The most-used meaning of "cyberinfrastructure," at least by those of us trolling for grant support, is (surprise, surprise) that put forward by the US National Science Foundation (NSF). In 2003, the NSF took a data-centric view of CI as "the new research environments that support advanced data acquisition, data storage, data management, data integration, data mining, data visualization and other computing and information processing services over the Internet. In scientific usage, cyberinfrastructure is a technological solution to the problem of efficiently connecting data, computers, and people with the goal of enabling derivation of novel scientific theories and knowledge" ( www.nsf.gov/news/news_summ.jsp?cntn_id=100330). High minded, but rather officious.
But as fashions change, so too do definitions. A more human view of CI is that given by Fran Berman, the San Diego Supercomputer Center's director: "Cyberinfrastructure is the coordinated aggregate of software, hardware, and other technologies, as well as human expertise, required to support current and future discoveries in science and engineering. The challenge of cyberinfrastructure is to integrate relevant and often disparate resources to provide a useful, usable, and enabling framework for research and discovery characterized by broad access and 'end-to-end' coordination" ( http://vis.sdsc.edu/sbe/SBE-CISE_Workshop_Intro.pdf).

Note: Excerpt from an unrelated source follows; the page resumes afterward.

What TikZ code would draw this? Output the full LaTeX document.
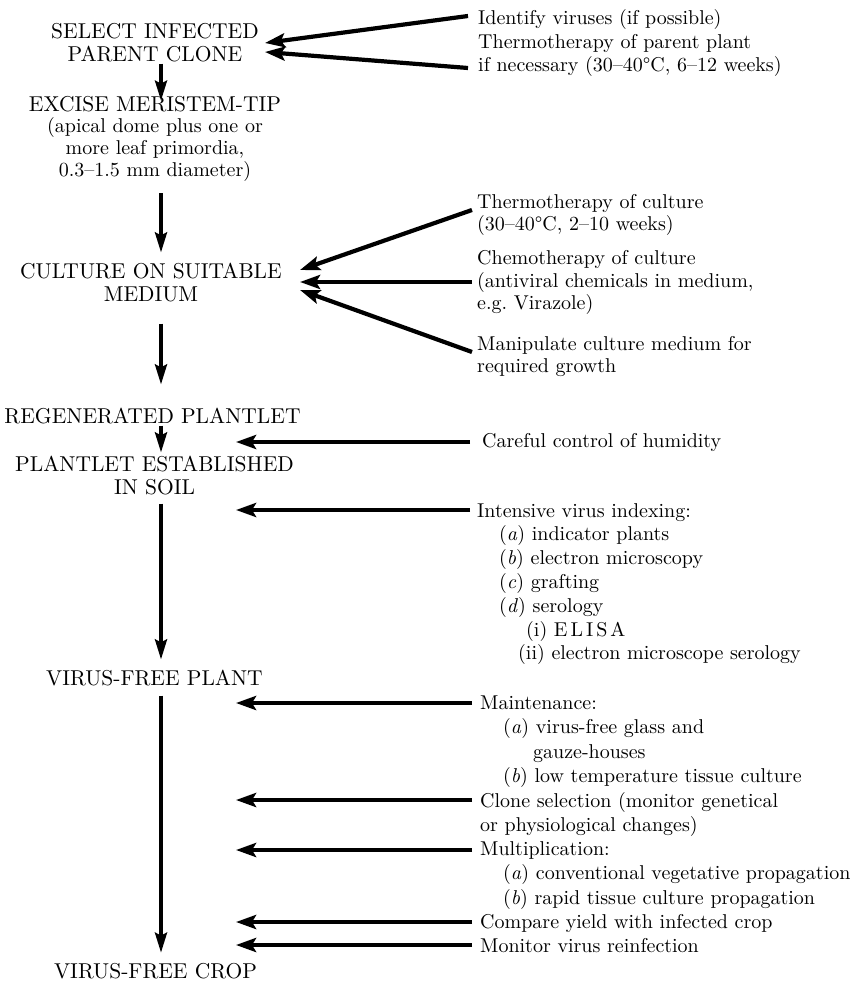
\documentclass[tikz,border=0pt]{standalone}
\usepackage{fontspec}
\setmainfont{lmroman10-regular.otf}[ItalicFont=lmroman10-italic.otf]
\usetikzlibrary{arrows.meta, positioning, calc}

\begin{document}
\begin{tikzpicture}[x=1pt, y=-1pt,
  stage/.style={align=center, text width=300pt, anchor=base, inner sep=0pt, font=\fontsize{21.5}{23}\selectfont},
  detail/.style={align=left, text width=390pt, anchor=base west, inner sep=0pt, font=\fontsize{20}{24}\selectfont},
  flow/.style={line width=3.6pt, -{Stealth[length=20pt, width=12pt, inset=3pt]}},
  feed/.style={line width=4.2pt, -{Stealth[length=20pt, width=14pt, inset=4pt]}}]

\useasboundingbox (0,0) rectangle (863,981);

% Stages down the left
\node[stage] (select) at (155,39) {SELECT INFECTED\\PARENT CLONE};
\node[stage] (meristem) at (155,112) {EXCISE MERISTEM-TIP};
\node[stage, font=\fontsize{20}{22}\selectfont] (meristemnote) at (155,133) {(apical dome plus one or\\more leaf primordia,\\0.3–1.5 mm diameter)};
\node[stage] (culture) at (151,279) {CULTURE ON SUITABLE\\MEDIUM};
\node[stage] (regen) at (152.5,423) {REGENERATED PLANTLET};
\node[stage] (soil) at (154.5,471) {PLANTLET ESTABLISHED\\IN SOIL};
\node[stage] (plant) at (154.5,685) {VIRUS-FREE PLANT};
\node[stage] (crop) at (155.5,978) {VIRUS-FREE CROP};

% Treatments and checks on the right
\node[detail, font=\fontsize{20}{23.5}\selectfont] (ident) at (478,25) {Identify viruses (if possible)};
\node[detail, font=\fontsize{20}{23.5}\selectfont] (heat) at (478,48.5) {Thermotherapy of parent plant\\if necessary (30–40°C, 6–12 weeks)};
\node[detail, font=\fontsize{20}{21.5}\selectfont] (cultheat) at (477,209) {Thermotherapy of culture\\(30–40°C, 2–10 weeks)};
\node[detail, font=\fontsize{20}{22.5}\selectfont] (chemo) at (477,265) {Chemotherapy of culture\\(antiviral chemicals in medium,\\e.g.\ Virazole)};
\node[detail, font=\fontsize{20}{22.5}\selectfont] (manip) at (477,350) {Manipulate culture medium for\\required growth};
\node[detail] (humid) at (482,447) {Careful control of humidity};
\node[detail, font=\fontsize{20}{23.8}\selectfont] (index) at (477,517) {Intensive virus indexing:\\
  \hspace*{22pt}(\textit{a}) indicator plants\\
  \hspace*{22pt}(\textit{b}) electron microscopy\\
  \hspace*{22pt}(\textit{c}) grafting\\
  \hspace*{22pt}(\textit{d}) serology\\
  \hspace*{49pt}(i) {\addfontfeatures{LetterSpace=15}ELISA}\\
  \hspace*{41pt}(ii) electron microscope serology};
\node[detail, font=\fontsize{20}{24.5}\selectfont] (maint) at (480,709) {Maintenance:\\
  \hspace*{23pt}(\textit{a}) virus-free glass and\\
  \hspace*{53pt}gauze-houses\\
  \hspace*{23pt}(\textit{b}) low temperature tissue culture};
\node[detail, font=\fontsize{20}{24.5}\selectfont] (clone) at (480,807) {Clone selection (monitor genetical\\or physiological changes)};
\node[detail, font=\fontsize{20}{24.5}\selectfont] (multi) at (480,855) {Multiplication:\\
  \hspace*{23pt}(\textit{a}) conventional vegetative propagation\\
  \hspace*{23pt}(\textit{b}) rapid tissue culture propagation};
\node[detail] (yield) at (480,928) {Compare yield with infected crop};
\node[detail] (reinf) at (480,952) {Monitor virus reinfection};

% where the arrows meet
\coordinate (spine) at (161,0);
\coordinate (rail) at (236,0);
\coordinate (clonein) at (265,47.5);
\coordinate (mediumin) at (300,282);

% Main sequence
\draw[flow, shorten <=1pt, shorten >=-4pt] (select.south -| spine) -- (meristem.north -| spine);
\draw[flow, shorten <=11pt, shorten >=11pt] (meristemnote.south -| spine) -- (culture.north -| spine);
\draw[flow, shorten <=21pt, shorten >=23pt] (culture.south -| spine) -- (regen.north -| spine);
\draw[flow, shorten <=2pt, shorten >=3pt] (regen.south -| spine) -- (soil.north -| spine);
\draw[flow, shorten <=9pt, shorten >=10pt] (soil.south -| spine) -- (plant.north -| spine);
\draw[flow, shorten <=10pt, shorten >=10pt] (plant.south -| spine) -- (crop.north -| spine);

% Inputs to the parent clone
\draw[feed] ([xshift=-10pt, yshift=9pt]ident.base west) -- ([yshift=4.5pt]clonein);
\draw[feed] ([xshift=-10pt, yshift=-19.5pt]heat.base west) -- ([yshift=-4.5pt]clonein);

% Inputs to the culture
\draw[feed] ([xshift=-5pt, yshift=-1pt]cultheat.base west) -- ([yshift=12pt]mediumin);
\draw[feed] ([xshift=-5pt, yshift=-17pt]chemo.base west) -- (mediumin);
\draw[feed] ([xshift=-5pt, yshift=-2pt]manip.base west) -- ([yshift=-8pt]mediumin);

% Later controls
\draw[feed] ([xshift=-12pt, yshift=5pt]humid.base west) -- ([yshift=5pt]humid.base west -| rail);
\draw[feed] ([xshift=-7pt, yshift=7pt]index.base west) -- ([yshift=7pt]index.base west -| rail);
\draw[feed] ([xshift=-8pt, yshift=6pt]maint.base west) -- ([yshift=6pt]maint.base west -| rail);
\draw[feed] ([xshift=-8pt, yshift=7pt]clone.base west) -- ([yshift=7pt]clone.base west -| rail);
\draw[feed] ([xshift=-8pt, yshift=5pt]multi.base west) -- ([yshift=5pt]multi.base west -| rail);
\draw[feed] ([xshift=-8pt, yshift=6pt]yield.base west) -- ([yshift=6pt]yield.base west -| rail);
\draw[feed] ([xshift=-8pt, yshift=7pt]reinf.base west) -- ([yshift=7pt]reinf.base west -| rail);

\end{tikzpicture}
\end{document}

This definition moves away from CI's control aspect, and doesn't seem like something we need to protect from foreign invaders.
That CI includes the people element and is needed for research and creativity might just reflect Berman's view of our modern world. However, it must be true seeing that the NSF's Blue Ribbon Advisory Panel on CI also came to the same conclusion: "Like the physical infrastructure of roads, bridges, power grids, telephone lines, and water systems that support modern society, 'cyberinfrastructure' refers to the distributed computer, information and communication technologies combined with the personnel and integrating components that provide a long-term platform to empower the modern scientific research endeavor" ( www.nsf.gov/od/oci/reports/toc.jsp).
I like these later definitions because they make me feel that my limited efforts to improve computational science education for people are strengthening the CI, and thus building a stronger society. Indeed, the aforementioned Blue Ribbon Panel envisions us building new types of scientific and engineering knowledge environments and organizations on the CI to pursue research in new ways and with increased efficacy. Although I can't envision a world without a good book to read each night, maybe the next good book that I'll write will have to be CI-correct.